Bir Arda güzellemesi

Fenerbahçe sezonu Türkiye Kupası’yla kapadı. Türkiye Kupası ve Süper Lig ikinciliği. Bunlara rağmen muhtemelen son maçıydı Jesus’un… Bir büyük umudun erken tükenişi… En azından benim adıma öyle. Çok umutluyduk sezon başında, umudumuz artarak sürdü Dünya Kupası arasına kadar. Ardından birkaç puan ve maç kaybı sonrasında Fenerbahçe camiası devreye girdi. Önce oyuncular, sonra Hoca ve tabii Başkan “olabilecek en kötüler” olarak ilan edilip, yerden yere vuruldu.

Jesus, bu süreçte elbette hatalar yaptı. Kim yapmaz ki, hangi Hoca’nın tüm tercihleri doğruydu?  En temel hatası belki de yeteri kadar mütevazi olmamasıydı. Rakip kim olursa olsun, hangi koşulda oynanırsa oynansın her maçı almak üzere çıktı sahaya, hem de farklı kazanma isteğiyle… Bu nedenle üçlü defansta ısrar etti uzun süre, bu nedenle iki forvetten asla vazgeçmedi. Hesaba katmadığı bu kadar çok derbi kaybetmemek gereğiydi.
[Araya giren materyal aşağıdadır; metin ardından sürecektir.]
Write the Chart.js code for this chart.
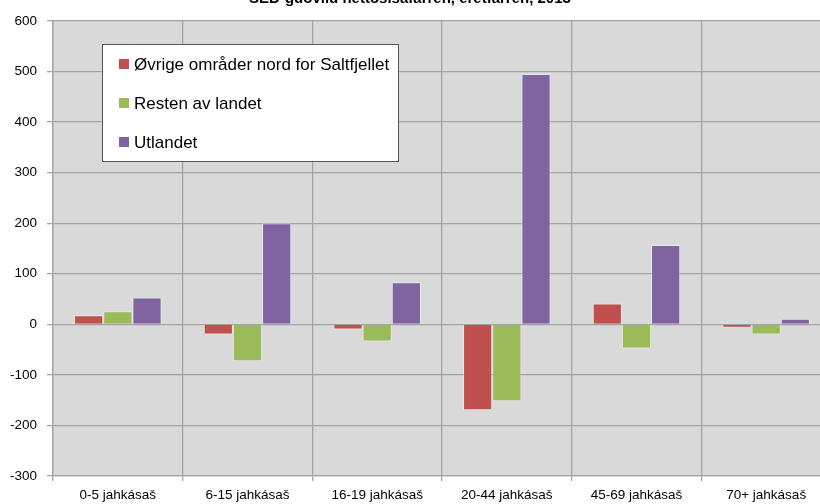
<!DOCTYPE html>
<html>
<head>
<meta charset="utf-8">
<script src="https://cdn.jsdelivr.net/npm/chart.js@4/dist/chart.umd.min.js"></script>
<style>
html,body{margin:0;padding:0;background:#fff;overflow:hidden;}
#wrap{width:820px;height:504px;overflow:hidden;position:relative;}
canvas{display:block;}
</style>
</head>
<body>
<div id="wrap"><canvas id="c" width="840" height="504"></canvas></div>
<script>
const title = "SED-guovllu nettosisafárren, eretfárren, 2013";
const categories = ["0-5 jahkásaš","6-15 jahkásaš","16-19 jahkásaš","20-44 jahkásaš","45-69 jahkásaš","70+ jahkásaš"];
const seriesNames = ["Øvrige områder nord for Saltfjellet","Resten av landet","Utlandet"];
const ovrige = [18, -20, -10, -170, 41, -7];
const resten = [26, -73, -34, -152, -48, -20];
const utlandet = [53, 200, 83, 495, 157, 11];
const yTicks = [-300,-200,-100,0,100,200,300,400,500,600];
const colors = ["#C0504D","#9BBB59","#8064A2"];

const plotBg = {
  id:'plotBg',
  beforeDraw(chart){
    const {ctx, chartArea:a} = chart;
    ctx.save();
    ctx.fillStyle = '#D9D9D9';
    ctx.fillRect(a.left, a.top, a.right-a.left, a.bottom-a.top);
    ctx.restore();
  }
};
const titlePlugin = {
  id:'titlePlugin',
  afterDraw(chart){
    const ctx = chart.ctx;
    ctx.save();
    ctx.font = 'bold 15px "Liberation Sans", Arial, sans-serif';
    ctx.fillStyle = '#000';
    ctx.textAlign = 'center';
    ctx.textBaseline = 'alphabetic';
    ctx.fillText(title, 410, 3);
    ctx.restore();
  }
};
const legendBox = {
  id:'legendBox',
  afterDraw(chart){
    const ctx = chart.ctx;
    ctx.save();
    const x0=102, y0=44, w=296, h=117;
    ctx.fillStyle='#fff';
    ctx.fillRect(x0,y0,w,h);
    ctx.strokeStyle='#555';
    ctx.lineWidth=1;
    ctx.strokeRect(x0+0.5,y0+0.5,w,h);
    ctx.font='17px "Liberation Sans", Arial, sans-serif';
    ctx.textBaseline='middle';
    ctx.textAlign='left';
    chart.data.datasets.forEach((ds,i)=>{
      const cy = 64 + i*39;
      ctx.fillStyle = ds.backgroundColor;
      ctx.fillRect(119, cy-5, 10, 10);
      ctx.fillStyle='#000';
      ctx.fillText(ds.label, 134, cy+1);
    });
    ctx.restore();
  }
};

new Chart(document.getElementById('c'), {
  type:'bar',
  data:{
    labels: categories,
    datasets:[
      {label:seriesNames[0], data:ovrige, backgroundColor:colors[0]},
      {label:seriesNames[1], data:resten, backgroundColor:colors[1]},
      {label:seriesNames[2], data:utlandet, backgroundColor:colors[2]}
    ].map(d=>Object.assign(d,{borderColor:'rgba(255,255,255,0.4)',borderWidth:1,categoryPercentage:0.675,barPercentage:1}))
  },
  options:{
    responsive:false,
    animation:false,
    devicePixelRatio:1,
    layout:{padding:{top:21,right:9,left:0,bottom:0}},
    plugins:{legend:{display:false},tooltip:{enabled:false}},
    scales:{
      x:{
        grid:{offset:true,color:'#A3A3A3',lineWidth:1.3,tickLength:5,drawTicks:true},
        border:{color:'#A3A3A3',width:1.3},
        ticks:{color:'#000',font:{family:'"Liberation Sans", Arial, sans-serif',size:13.5},padding:6,maxRotation:0,autoSkip:false},
        afterFit(s){s.height=28;}
      },
      y:{
        min:-300,max:600,
        afterBuildTicks(s){s.ticks=yTicks.map(v=>({value:v}));},
        grid:{color:'#A3A3A3',lineWidth:1.3,tickLength:6},
        border:{color:'#A3A3A3',width:1.3},
        ticks:{color:'#000',font:{family:'"Liberation Sans", Arial, sans-serif',size:13.5},padding:10},
        afterFit(s){s.width=53;}
      }
    }
  },
  plugins:[plotBg,legendBox,titlePlugin]
});
</script>
</body>
</html>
Enteresan bir camia Fenerbahçe. Kendisine bu kadar acımasız olabilen, nasıl başarı bekler bilemem. Kendi hocasını, oyuncusunu, başkanını bu kadar çabuk ve bu kadar ağır eleştiren Fenerbahçe camiası kendisine verdiği zararın farkında bile değil.

Şimdi ne olacağını düşünüyor, nasıl bir gelecek hayal ediyorlar acaba? Mesela Jesus’tan daha iyi kim gelecek, bu kişi hangi bütçe ile gelecek, yeni hocanın istediği kadro hangi gelirle kurulacak? Ali Koç geldiğinden beri kaç Hoca değişti, kaç kere kadro sil baştan yenilendi? Ne başarıldı? Başkan değişsin diyenler var biliyorum ama “Başkanı değiştireceğim, ben başkan olacağım” diyen yürekli birisi lazım, o da ortada yok.  Başkanı bilmem ama teknik kadro ve oyuncu istikrarının başarı getireceğine inananlardanım. Tekrar söylüyorum keşke Jesus önümüzdeki yıl da kalabilse.
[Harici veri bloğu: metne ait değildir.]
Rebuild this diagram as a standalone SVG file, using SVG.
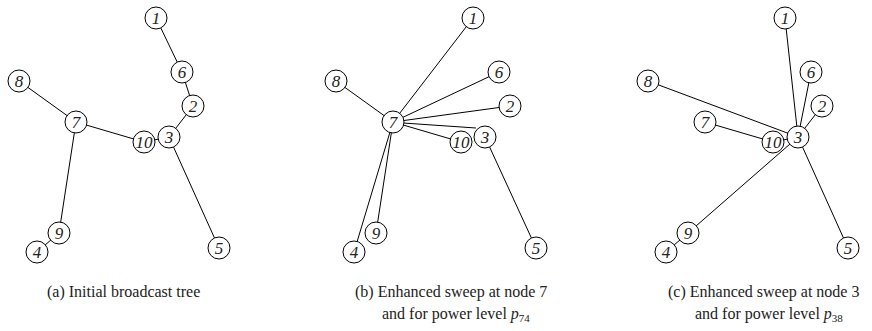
<svg xmlns="http://www.w3.org/2000/svg" width="872" height="331" viewBox="0 0 872 331">
<style>
.n circle{fill:#fff;stroke:#000;stroke-width:1}
.n text{font-family:"Times New Roman","Liberation Serif",serif;font-style:italic;font-size:17px;text-anchor:middle;fill:#222}
.cap{font-family:"Times New Roman","Liberation Serif",serif;font-size:16px;fill:#222}
</style>
<rect width="872" height="331" fill="#fff"/>
<g id="connectors" stroke="#000" stroke-width="1" fill="none">
<line x1="156" y1="18" x2="182" y2="72"/>
<line x1="182" y1="72" x2="193" y2="106"/>
<line x1="193" y1="106" x2="169" y2="137"/>
<line x1="169" y1="137" x2="144" y2="142"/>
<line x1="144" y1="142" x2="76" y2="122"/>
<line x1="76" y1="122" x2="19" y2="81"/>
<line x1="76" y1="122" x2="59" y2="233"/>
<line x1="59" y1="233" x2="37" y2="252"/>
<line x1="169" y1="137" x2="219" y2="248"/>
<line x1="393" y1="122" x2="473" y2="18"/>
<line x1="393" y1="122" x2="499" y2="72"/>
<line x1="393" y1="122" x2="510" y2="106"/>
<line x1="403" y1="123" x2="476" y2="128"/>
<line x1="393" y1="122" x2="461" y2="142"/>
<line x1="393" y1="122" x2="336" y2="81"/>
<line x1="393" y1="122" x2="376" y2="233"/>
<line x1="393" y1="122" x2="354" y2="252"/>
<line x1="485" y1="137" x2="536" y2="248"/>
<line x1="798" y1="137" x2="785" y2="18"/>
<line x1="798" y1="137" x2="811" y2="72"/>
<line x1="798" y1="137" x2="822" y2="106"/>
<line x1="798" y1="137" x2="648" y2="81"/>
<line x1="798" y1="137" x2="773" y2="142"/>
<line x1="773" y1="142" x2="705" y2="122"/>
<line x1="798" y1="137" x2="688" y2="233"/>
<line x1="688" y1="233" x2="666" y2="252"/>
<line x1="798" y1="137" x2="848" y2="248"/>
</g>
<g id="a1" class="n"><circle cx="156" cy="18" r="11"/><text x="156" y="24">1</text></g>
<g id="a6" class="n"><circle cx="182" cy="72" r="11"/><text x="182" y="78">6</text></g>
<g id="a2" class="n"><circle cx="193" cy="106" r="11"/><text x="193" y="112">2</text></g>
<g id="a3" class="n"><circle cx="169" cy="137" r="11"/><text x="169" y="143">3</text></g>
<g id="a10" class="n"><circle cx="144" cy="142" r="11"/><text x="144" y="148">10</text></g>
<g id="a7" class="n"><circle cx="76" cy="122" r="11"/><text x="76" y="128">7</text></g>
<g id="a8" class="n"><circle cx="19" cy="81" r="11"/><text x="19" y="87">8</text></g>
<g id="a9" class="n"><circle cx="59" cy="233" r="11"/><text x="59" y="239">9</text></g>
<g id="a4" class="n"><circle cx="37" cy="252" r="11"/><text x="37" y="258">4</text></g>
<g id="a5" class="n"><circle cx="219" cy="248" r="11"/><text x="219" y="254">5</text></g>
<g id="b1" class="n"><circle cx="473" cy="18" r="11"/><text x="473" y="24">1</text></g>
<g id="b6" class="n"><circle cx="499" cy="72" r="11"/><text x="499" y="78">6</text></g>
<g id="b2" class="n"><circle cx="510" cy="106" r="11"/><text x="510" y="112">2</text></g>
<g id="b3" class="n"><circle cx="485" cy="137" r="11"/><text x="485" y="143">3</text></g>
<g id="b10" class="n"><circle cx="461" cy="142" r="11"/><text x="461" y="148">10</text></g>
<g id="b7" class="n"><circle cx="393" cy="122" r="11"/><text x="393" y="128">7</text></g>
<g id="b8" class="n"><circle cx="336" cy="81" r="11"/><text x="336" y="87">8</text></g>
<g id="b9" class="n"><circle cx="376" cy="233" r="11"/><text x="376" y="239">9</text></g>
<g id="b4" class="n"><circle cx="354" cy="252" r="11"/><text x="354" y="258">4</text></g>
<g id="b5" class="n"><circle cx="536" cy="248" r="11"/><text x="536" y="254">5</text></g>
<g id="c1" class="n"><circle cx="785" cy="18" r="11"/><text x="785" y="24">1</text></g>
<g id="c6" class="n"><circle cx="811" cy="72" r="11"/><text x="811" y="78">6</text></g>
<g id="c2" class="n"><circle cx="822" cy="106" r="11"/><text x="822" y="112">2</text></g>
<g id="c3" class="n"><circle cx="798" cy="137" r="11"/><text x="798" y="143">3</text></g>
<g id="c10" class="n"><circle cx="773" cy="142" r="11"/><text x="773" y="148">10</text></g>
<g id="c7" class="n"><circle cx="705" cy="122" r="11"/><text x="705" y="128">7</text></g>
<g id="c8" class="n"><circle cx="648" cy="81" r="11"/><text x="648" y="87">8</text></g>
<g id="c9" class="n"><circle cx="688" cy="233" r="11"/><text x="688" y="239">9</text></g>
<g id="c4" class="n"><circle cx="666" cy="252" r="11"/><text x="666" y="258">4</text></g>
<g id="c5" class="n"><circle cx="848" cy="248" r="11"/><text x="848" y="254">5</text></g>
<g id="captions">
<text class="cap" x="47" y="297">(a) Initial broadcast tree</text>
<text class="cap" x="355" y="297">(b) Enhanced sweep at node 7</text>
<text class="cap" x="382" y="319">and for power level <tspan font-style="italic">p</tspan><tspan font-size="11" dy="3">74</tspan></text>
<text class="cap" x="668" y="297">(c) Enhanced sweep at node 3</text>
<text class="cap" x="695" y="319">and for power level <tspan font-style="italic">p</tspan><tspan font-size="11" dy="3">38</tspan></text>
</g>
</svg>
Maça gelirsek, daha 45. saniyede rakipten kaptığı topla Batshuayi’ye asist yapan Arda maçın öyküsünü değiştirdi. Batshuayi nasıl olduysa bu sefer golü atmayı başarınca maçın dengeleri değişti.

Fenerbahçe ve Arda golün de motivasyonuyla Başakşehir’i kendi sahasına kilitleyip üst üste atak yapmaya başladı.  Sarı Lacivertli forvetler Arda’nın asistlerinin yarısını değerlendirebilse Fenerbahçe gol rekorları kıracak. Arda’nın hızla kendisine bir Nobre veya Semih Şentürk bulması lazım.

Koşulsuz bir Alex De Souza hayranı olarak diyorum ki “Arda daha büyük bir futbolcu olabilir ve olacak”. Oyun zekası ve pozisyon öngörüsü olarak eksiği yok, top hakimiyeti ve teknik kapasitesi Alex kadar iyi.  Artısı daha çalışkan, daha hızlı olması, eksiği ise tecrübesi. Ama unutmayın daha o 18 yaşında. 

İlk yarı tamamen Arda’nın resitali gibi geçerken Emre Belözoğlu 36. dakikada 3 oyuncu birden değiştirmek zorunda kaldı. Arda karşısında etkisiz kaldıkları için sol kanattaki Serdar Gürler ile Caner Erkin’i ve orta sahadan Biglia’yı oyundan aldı. Ama bu değişiklikler de Arda’nın etkili oyununu durdurmaya yetmedi.  Arao ve Zajc da takımın iyileri arasında yer aldı.

İkinci yarıda sahada bu yıl sıkça gördüğümüz bir senaryo sergilendi. Fenerbahçe üst üste goller kaçırdıktan, direğe kaleciye falan takıldıktan sonra yavaşladı ve ilerde baskıyı azalttı. Başakşehir bundan yararlanıp ileri çıkmaya çalıştıysa da yakaladığı tek pozisyon da hakem Karaoğlan’a takıldı. Attıkları gol kaleci İrfan Can’a faul yapıldığı gerekçesiyle iptal edildi.

Maçın sonunda Fenerbahçe Türkiye Kupası’nı kaldırırken, oyuncuların yüzü gülüyordu.